## Exercise directions
Copy out the listing in full, exactly as written, but not its pictures.

## Data
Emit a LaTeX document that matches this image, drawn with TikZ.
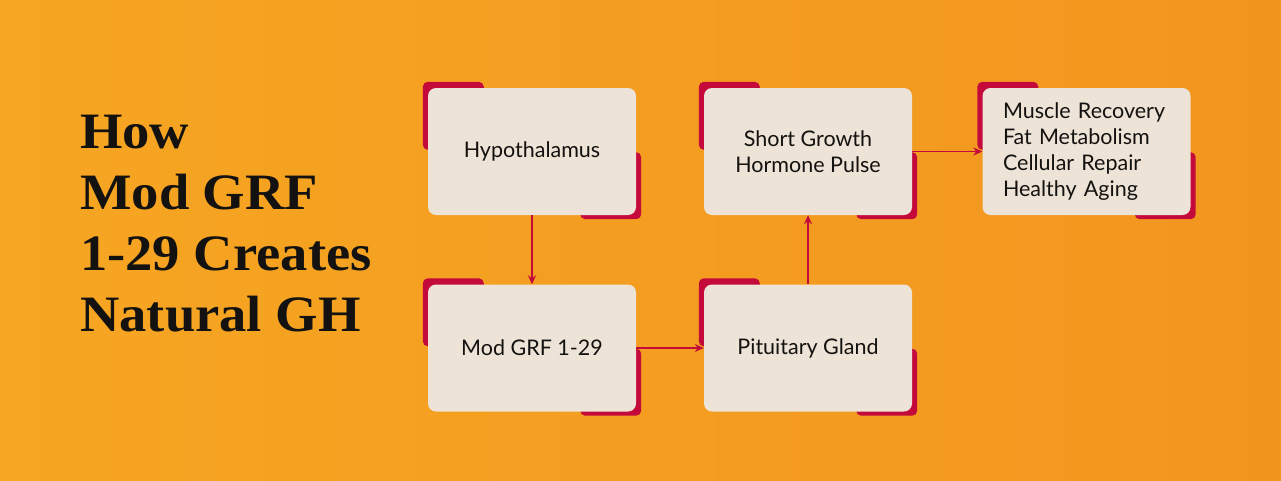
\documentclass[tikz,border=0pt]{standalone}
\usepackage{fontspec}
\setmainfont{Lato}
\newfontfamily\titlefont[FakeStretch=1.07]{Liberation Serif}
\usetikzlibrary{arrows.meta,calc,backgrounds}
\definecolor{sandlight}{HTML}{F6A622}
\definecolor{sanddark}{HTML}{F2951F}
\definecolor{cream}{HTML}{EDE3D6}
\definecolor{crimson}{HTML}{C40A3B}
\definecolor{ink}{HTML}{141210}
\tikzset{
  stage/.style={fill=cream, rounded corners=8pt, minimum width=208pt, minimum height=127pt,
    inner sep=0pt, text=ink, align=center, font=\fontsize{21.5}{26}\selectfont},
  tab/.style={fill=crimson, rounded corners=5pt},
  flow/.style={crimson, line width=1.4pt, -{Stealth[length=9pt,width=8pt]}}
}
\begin{document}
\begin{tikzpicture}[x=1pt,y=-1pt]
	\useasboundingbox (0,0) rectangle (1281,480);
	% title
	\node [anchor=north west, align=left, inner sep=0pt, text=ink,
	  font=\titlefont\bfseries\fontsize{51}{61}\selectfont] (title) at (80,115)
	  {How\\Mod GRF\\1-29 Creates\\Natural GH};
	% stages
	\node [stage] (hyp) at (532,151.5) {Hypothalamus};
	\node [stage] (mod) at (532,348) {Mod GRF 1-29};
	\node [stage] (pit) at (808,348) {Pituitary Gland};
	\node [stage] (pulse) at (808,151.5) {Short Growth\\Hormone Pulse};
	\node [stage, align=left, text width=167pt] (gain) at (1086.5,151.5)
	  {Muscle Recovery\\Fat Metabolism\\Cellular Repair\\Healthy Aging};
	% connectors
	\draw [flow] (hyp) -- (mod);
	\draw [flow] (mod) -- (pit);
	\draw [flow] (pit) -- (pulse);
	\draw [flow] (pulse) -- (gain);
	% backdrop and corner tabs
	\begin{pgfonlayer}{background}
	\shade [left color=sandlight, right color=sanddark] (0,0) rectangle (1281,480);
	\foreach \n in {hyp,mod,pit,pulse,gain} {
		\fill [tab] ($(\n.north west)+(-5,-6)$) rectangle ($(\n.north west)+(56,62)$);
		\fill [tab] ($(\n.south east)+(-56,-63)$) rectangle ($(\n.south east)+(5,4)$);
	}
	\end{pgfonlayer}
\end{tikzpicture}
\end{document}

## Task solution
Emit a LaTeX document that matches this image, drawn with TikZ.
\documentclass[tikz,border=0pt]{standalone}
\usepackage{fontspec}
\setmainfont{Lato}
\newfontfamily\titlefont[FakeStretch=1.07]{Liberation Serif}
\usetikzlibrary{arrows.meta,calc,backgrounds}
\definecolor{sandlight}{HTML}{F6A622}
\definecolor{sanddark}{HTML}{F2951F}
\definecolor{cream}{HTML}{EDE3D6}
\definecolor{crimson}{HTML}{C40A3B}
\definecolor{ink}{HTML}{141210}
\tikzset{
  stage/.style={fill=cream, rounded corners=8pt, minimum width=208pt, minimum height=127pt,
    inner sep=0pt, text=ink, align=center, font=\fontsize{21.5}{26}\selectfont},
  tab/.style={fill=crimson, rounded corners=5pt},
  flow/.style={crimson, line width=1.4pt, -{Stealth[length=9pt,width=8pt]}}
}
\begin{document}
\begin{tikzpicture}[x=1pt,y=-1pt]
	\useasboundingbox (0,0) rectangle (1281,480);
	% title
	\node [anchor=north west, align=left, inner sep=0pt, text=ink,
	  font=\titlefont\bfseries\fontsize{51}{61}\selectfont] (title) at (80,115)
	  {How\\Mod GRF\\1-29 Creates\\Natural GH};
	% stages
	\node [stage] (hyp) at (532,151.5) {Hypothalamus};
	\node [stage] (mod) at (532,348) {Mod GRF 1-29};
	\node [stage] (pit) at (808,348) {Pituitary Gland};
	\node [stage] (pulse) at (808,151.5) {Short Growth\\Hormone Pulse};
	\node [stage, align=left, text width=167pt] (gain) at (1086.5,151.5)
	  {Muscle Recovery\\Fat Metabolism\\Cellular Repair\\Healthy Aging};
	% connectors
	\draw [flow] (hyp) -- (mod);
	\draw [flow] (mod) -- (pit);
	\draw [flow] (pit) -- (pulse);
	\draw [flow] (pulse) -- (gain);
	% backdrop and corner tabs
	\begin{pgfonlayer}{background}
	\shade [left color=sandlight, right color=sanddark] (0,0) rectangle (1281,480);
	\foreach \n in {hyp,mod,pit,pulse,gain} {
		\fill [tab] ($(\n.north west)+(-5,-6)$) rectangle ($(\n.north west)+(56,62)$);
		\fill [tab] ($(\n.south east)+(-56,-63)$) rectangle ($(\n.south east)+(5,4)$);
	}
	\end{pgfonlayer}
\end{tikzpicture}
\end{document}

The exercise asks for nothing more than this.